Plaintiff served as a Foreman from 2007 until Defendant demoted him back to a Journeyman
Lineman position in February 2015. Id. ¶ 6. A Foreman is “responsible for the men” working
under him. ECF No. 38-4 at 6:3–7:1.3 Among a foreman’s responsibilities are assessing the jobs,
ensuring the safety of the crew, supervising the men on the crew, and communicating with upper
management. Id. at 8:16–9:8.
Throughout his tenure as a Foreman, Plaintiff was disciplined several times. ECF No. 383 ¶¶ 7–13. Although Plaintiff could only recall two specific instances of discipline, he does not
dispute that he received warnings on other occasions.
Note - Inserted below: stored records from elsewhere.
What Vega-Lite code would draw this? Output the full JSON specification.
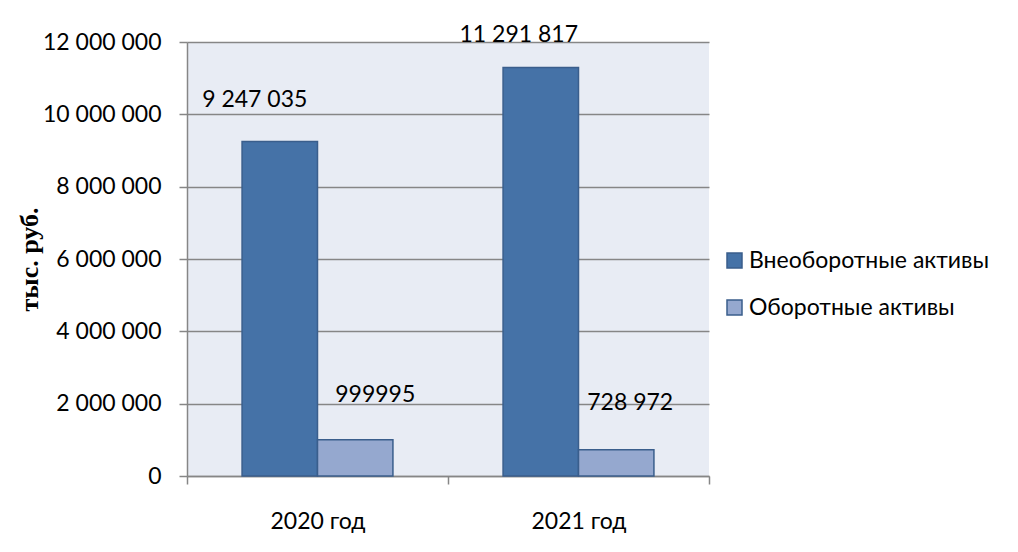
{
  "$schema": "https://vega.github.io/schema/vega-lite/v6.json",
  "autosize": "none",
  "width": 522,
  "height": 434,
  "padding": {"left": 187, "top": 42, "right": 309, "bottom": 76},
  "background": "white",
  "config": {
    "locale": {"number": {"decimal": ",", "thousands": " ", "grouping": [3], "currency": ["", ""]}},
    "view": {"fill": "#E8ECF4", "stroke": null},
    "font": "Lato",
    "axis": {
      "labelFont": "Lato",
      "labelFontSize": 23,
      "labelColor": "#000000",
      "domainColor": "#868686",
      "domainWidth": 1.5,
      "tickColor": "#868686",
      "tickWidth": 1.5,
      "tickSize": 8,
      "gridColor": "#868686",
      "gridWidth": 1.3
    }
  },
  "datasets": {
    "assets": [
      {"year": "2020 год", "series": "Внеоборотные активы", "value": 9247035},
      {"year": "2020 год", "series": "Оборотные активы", "value": 999995},
      {"year": "2021 год", "series": "Внеоборотные активы", "value": 11291817},
      {"year": "2021 год", "series": "Оборотные активы", "value": 728972}
    ]
  },
  "data": {"name": "assets"},
  "encoding": {
    "x": {
      "field": "year",
      "type": "nominal",
      "scale": {"paddingInner": 0, "paddingOuter": 0},
      "axis": {"title": null, "labelAngle": 0, "tickBand": "extent", "grid": false, "labelPadding": 26, "tickSize": 8}
    },
    "xOffset": {
      "field": "series",
      "type": "nominal",
      "scale": {"domain": ["Внеоборотные активы", "Оборотные активы"], "paddingInner": 0, "paddingOuter": 0.73}
    },
    "y": {
      "field": "value",
      "type": "quantitative",
      "scale": {"domain": [0, 12000000], "nice": false},
      "axis": {
        "title": "тыс. руб.",
        "titleFont": "Liberation Serif",
        "titleFontWeight": "bold",
        "titleFontSize": 26,
        "titleColor": "#000000",
        "titlePadding": 0,
        "values": [0, 2000000, 4000000, 6000000, 8000000, 10000000, 12000000],
        "format": ",d",
        "labelPadding": 18,
        "grid": true
      }
    }
  },
  "layer": [
    {
      "mark": {"type": "bar", "stroke": "#3A5E8C", "strokeWidth": 1.5},
      "encoding": {
        "color": {
          "field": "series",
          "type": "nominal",
          "scale": {"domain": ["Внеоборотные активы", "Оборотные активы"], "range": ["#4572A7", "#95A8CF"]},
          "legend": {
            "title": null,
            "orient": "none",
            "legendX": 536,
            "legendY": 207,
            "symbolType": "square",
            "symbolSize": 225,
            "symbolStrokeColor": "#3A5E8C",
            "symbolStrokeWidth": 1.5,
            "labelFont": "Lato",
            "labelFontSize": 23,
            "labelColor": "#000000",
            "labelOffset": 3,
            "rowPadding": 23,
            "labelLimit": 400
          }
        }
      }
    },
    {
      "transform": [{"filter": "datum.year == '2020 год' && datum.series == 'Внеоборотные активы'"}],
      "mark": {"type": "text", "fontSize": 23, "color": "#000000", "baseline": "middle", "dx": -25, "dy": -42},
      "encoding": {"text": {"field": "value", "type": "quantitative", "format": ",d"}}
    },
    {
      "transform": [{"filter": "datum.year == '2021 год' && datum.series == 'Внеоборотные активы'"}],
      "mark": {"type": "text", "fontSize": 23, "color": "#000000", "baseline": "middle", "dx": -22, "dy": -33},
      "encoding": {"text": {"field": "value", "type": "quantitative", "format": ",d"}}
    },
    {
      "transform": [{"filter": "datum.year == '2020 год' && datum.series == 'Оборотные активы'"}],
      "mark": {"type": "text", "fontSize": 23, "color": "#000000", "baseline": "middle", "dx": 20, "dy": -45},
      "encoding": {"text": {"field": "value", "type": "quantitative", "format": "d"}}
    },
    {
      "transform": [{"filter": "datum.year == '2021 год' && datum.series == 'Оборотные активы'"}],
      "mark": {"type": "text", "fontSize": 23, "color": "#000000", "baseline": "middle", "dx": 14, "dy": -47},
      "encoding": {"text": {"field": "value", "type": "quantitative", "format": ",d"}}
    }
  ]
}
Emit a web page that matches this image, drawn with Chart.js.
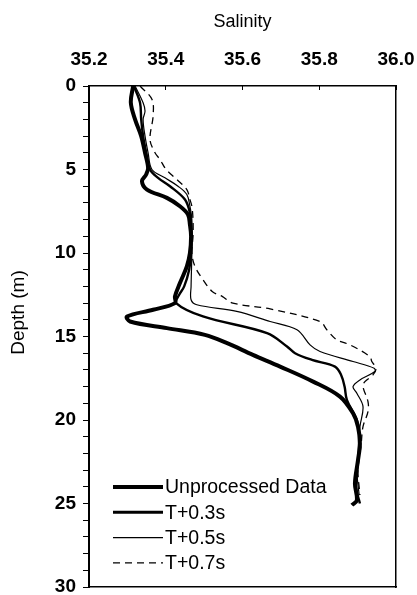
<!DOCTYPE html>
<html>
<head>
<meta charset="utf-8">
<script src="https://cdn.jsdelivr.net/npm/chart.js@4.4.1/dist/chart.umd.min.js"></script>
<style>
  html, body { margin: 0; padding: 0; background: #fff; }
  #wrap { width: 417px; height: 595px; }
</style>
</head>
<body>
<div id="wrap"><canvas id="salinityChart"></canvas></div>
<script>
// 轴刻度
const salinityTicks = [35.2, 35.4, 35.6, 35.8, 36.0];
const depthTicks = [0, 5, 10, 15, 20, 25, 30];

// 各曲线: 深度 (m) 与盐度
const rawDepth = [0, 1, 2, 3, 4, 4.9, 5.3, 5.7, 6.2, 6.7, 7.2, 7.7, 8.3, 9, 10, 10.8, 11.8, 12.6, 13.0, 13.4,
    13.8, 14.1, 14.5, 14.9, 15.4, 16.1, 16.8, 17.7, 18.6, 19.6, 20.4, 21.4, 22.4, 23.8, 24.8, 25.1];
const rawSal = [35.315, 35.309, 35.320, 35.336, 35.346, 35.354, 35.349, 35.338, 35.351, 35.403, 35.437, 35.458, 35.463, 35.466, 35.463, 35.455, 35.437, 35.424, 35.424, 35.367,
    35.299, 35.307, 35.403, 35.502, 35.560, 35.627, 35.698, 35.784, 35.854, 35.888, 35.901, 35.906, 35.901, 35.893, 35.898, 35.885];

const t03Depth = [0, 1, 2, 3, 4, 5, 5.5, 6, 6.8, 7.6, 8.5, 10, 11, 12, 12.5, 13, 13.8, 14.8, 15.6, 16.0,
    16.4, 16.8, 17.3, 18.0, 18.8, 20, 21, 22.5, 24, 25];
const t03Sal = [35.317, 35.333, 35.336, 35.341, 35.349, 35.359, 35.380, 35.411, 35.450, 35.463, 35.466, 35.466, 35.461, 35.448, 35.435, 35.427, 35.497, 35.664, 35.716, 35.737,
    35.781, 35.841, 35.857, 35.866, 35.872, 35.898, 35.904, 35.901, 35.896, 35.906];

const t05Depth = [0, 1, 1.5, 2, 3, 4, 5, 5.5, 6, 6.5, 7.2, 8, 10, 12, 12.8, 13.1, 13.5, 14.1, 14.6, 15.5,
    15.9, 16.5, 16.9, 17.1, 17.6, 18.0, 18.4, 19.2, 20.4, 21.5, 23, 24.5];
const t05Sal = [35.320, 35.341, 35.346, 35.341, 35.346, 35.354, 35.364, 35.398, 35.432, 35.455, 35.463, 35.468, 35.468, 35.466, 35.466, 35.481, 35.585, 35.672, 35.742, 35.776,
    35.802, 35.888, 35.943, 35.945, 35.906, 35.888, 35.898, 35.914, 35.906, 35.904, 35.898, 35.904];

const t07Depth = [0, 0.8, 1.8, 3.2, 4.0, 4.4, 5.0, 5.6, 6.2, 6.8, 7.2, 8, 9, 10, 10.8, 11.6, 12.3, 12.6, 13.0, 13.35,
    14.1, 14.6, 15.2, 15.5, 16.2, 16.5, 16.9, 17.3, 17.7, 18.0, 18.9, 19.5, 20.4, 21.5, 23, 24.5];
const t07Sal = [35.333, 35.364, 35.367, 35.359, 35.372, 35.385, 35.401, 35.429, 35.455, 35.463, 35.468, 35.471, 35.471, 35.468, 35.476, 35.497, 35.521, 35.547, 35.575, 35.672,
    35.802, 35.820, 35.846, 35.880, 35.932, 35.937, 35.948, 35.940, 35.919, 35.914, 35.927, 35.927, 35.914, 35.909, 35.901, 35.906];

const FONT = '"Liberation Sans", Arial, sans-serif';

function toPoints(sal, depth) {
    return sal.map((s, i) => ({ x: s, y: depth[i] }));
}

// 去掉刻度标签带来的额外留白
function noPad(s) {
    s.paddingLeft = 0;
    s.paddingRight = 0;
    s.paddingTop = 0;
    s.paddingBottom = 0;
}

// 图内图例
const insideLegend = {
    id: 'insideLegend',
    afterDatasetsDraw(chart) {
        const { ctx, chartArea } = chart;
        const x0 = chartArea.left + 24;
        const x1 = x0 + 50;
        chart.data.datasets.forEach((ds, i) => {
            const y = chartArea.bottom - 100 + i * 25.3;
            ctx.save();
            ctx.strokeStyle = '#000';
            ctx.lineWidth = ds.legendWidth;
            ctx.setLineDash(ds.borderDash || []);
            ctx.beginPath();
            ctx.moveTo(x0, y);
            ctx.lineTo(x1, y);
            ctx.stroke();
            ctx.setLineDash([]);
            ctx.fillStyle = '#000';
            ctx.font = '19.5px ' + FONT;
            ctx.textBaseline = 'middle';
            ctx.fillText(ds.label, x1 + 2, y + 1);
            ctx.restore();
        });
    }
};

// 纵轴标题
const depthTitle = {
    id: 'depthTitle',
    afterDraw(chart) {
        const { ctx, chartArea } = chart;
        ctx.save();
        ctx.translate(19, (chartArea.top + chartArea.bottom) / 2 - 24);
        ctx.rotate(-Math.PI / 2);
        ctx.fillStyle = '#000';
        ctx.font = '19px ' + FONT;
        ctx.textAlign = 'center';
        ctx.textBaseline = 'middle';
        ctx.fillText('Depth (m)', 0, 0);
        ctx.restore();
    }
};

const sMin = salinityTicks[0];
const sMax = salinityTicks[salinityTicks.length - 1];
const dMin = depthTicks[0];
const dMax = depthTicks[depthTicks.length - 1];

const ctx = document.getElementById('salinityChart').getContext('2d');
new Chart(ctx, {
    type: 'line',
    data: {
        datasets: [
            { label: 'Unprocessed Data', data: toPoints(rawSal, rawDepth), borderColor: '#000', borderWidth: 4, legendWidth: 4 },
            { label: 'T+0.3s', data: toPoints(t03Sal, t03Depth), borderColor: '#000', borderWidth: 2.4, legendWidth: 3 },
            { label: 'T+0.5s', data: toPoints(t05Sal, t05Depth), borderColor: '#000', borderWidth: 1.2, legendWidth: 1.3 },
            { label: 'T+0.7s', data: toPoints(t07Sal, t07Depth), borderColor: '#000', borderWidth: 1.3, legendWidth: 1.3, borderDash: [7, 5] }
        ]
    },
    options: {
        responsive: true,
        maintainAspectRatio: false,
        animation: false,
        layout: { padding: 0 },
        elements: {
            point: { radius: 0 },
            line: { tension: 0.35, fill: false }
        },
        plugins: {
            legend: { display: false },
            tooltip: { enabled: false }
        },
        scales: {
            x: {
                type: 'linear',
                position: 'top',
                min: sMin,
                max: sMax,
                afterBuildTicks: s => { s.ticks = salinityTicks.map(v => ({ value: v })); },
                afterFit: s => { s.height = 86; noPad(s); },
                ticks: {
                    padding: 19,
                    color: '#000',
                    font: { family: FONT, size: 19, weight: 'bold' },
                    maxRotation: 0,
                    callback: v => v.toFixed(1)
                },
                grid: { drawOnChartArea: false, tickLength: -4, color: '#000', lineWidth: 1 },
                border: { display: true, color: '#000', width: 1.5 },
                title: {
                    display: true,
                    text: 'Salinity',
                    color: '#000',
                    font: { family: FONT, size: 18 },
                    padding: { top: 11, bottom: 0 }
                }
            },
            y: {
                type: 'linear',
                position: 'left',
                reverse: true,
                min: dMin,
                max: dMax,
                afterBuildTicks: s => {
                    s.ticks = [];
                    for (let v = dMin; v <= dMax; v++) s.ticks.push({ value: v });
                },
                afterFit: s => { s.width = 89; noPad(s); },
                ticks: {
                    padding: 7,
                    autoSkip: false,
                    color: '#000',
                    font: { family: FONT, size: 19, weight: 'bold' },
                    callback: v => depthTicks.includes(v) ? String(v) : ''
                },
                grid: { drawOnChartArea: false, tickLength: 6, color: '#000', lineWidth: 1 },
                border: { display: true, color: '#000', width: 2 }
            },
            xBox: {
                type: 'linear',
                position: 'bottom',
                min: sMin,
                max: sMax,
                afterFit: s => { s.height = 8; noPad(s); },
                ticks: { display: false },
                grid: { drawOnChartArea: false, drawTicks: false },
                border: { display: true, color: '#000', width: 1.5 }
            },
            yBox: {
                type: 'linear',
                position: 'right',
                min: dMin,
                max: dMax,
                afterFit: s => { s.width = 21; noPad(s); },
                ticks: { display: false },
                grid: { drawOnChartArea: false, drawTicks: false },
                border: { display: true, color: '#000', width: 1.5 }
            }
        }
    },
    plugins: [insideLegend, depthTitle]
});
</script>
</body>
</html>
ECF No. 38-4:11–18; ECF No. 40-1 at 7.
Among raising other issues, these warnings addressed times that Plaintiff had failed to
communicate with his supervisors and directed Plaintiff to take corrective action to keep his
supervisors informed about his crew’s status. ECF No. 38-3 ¶¶ 10–12.
After receiving several warnings, Plaintiff received another final written warning
regarding his performance as a Foreman on July 28, 2014. ECF No. 38-3 ¶ 13; ECF No. 38-3 at
17–18. That final written warning stated that Plaintiff was “not maintaining a line of
communication with his General Foreman” and that “[t]oo often the General Foreman [was]
hearing about issues after the fact.” Id. at 18. The warning also said:
As a Foreman, Mike Briscoe is considered a manager. In his role he is expected to
direct his work force to achieve the goals of W.A. Chester. You are expected to
make job assignments, not job requests. When you request an employee to
perform a task it is a point of politeness and respect. They “decline” or “refuse” it
then becomes an order. Failure to follow that request/order is deemed to be gross
insubordination. The penalty for which is termination. This applies to orders from
you to your subordinates or orders given from Emory Kelly to you.
Id.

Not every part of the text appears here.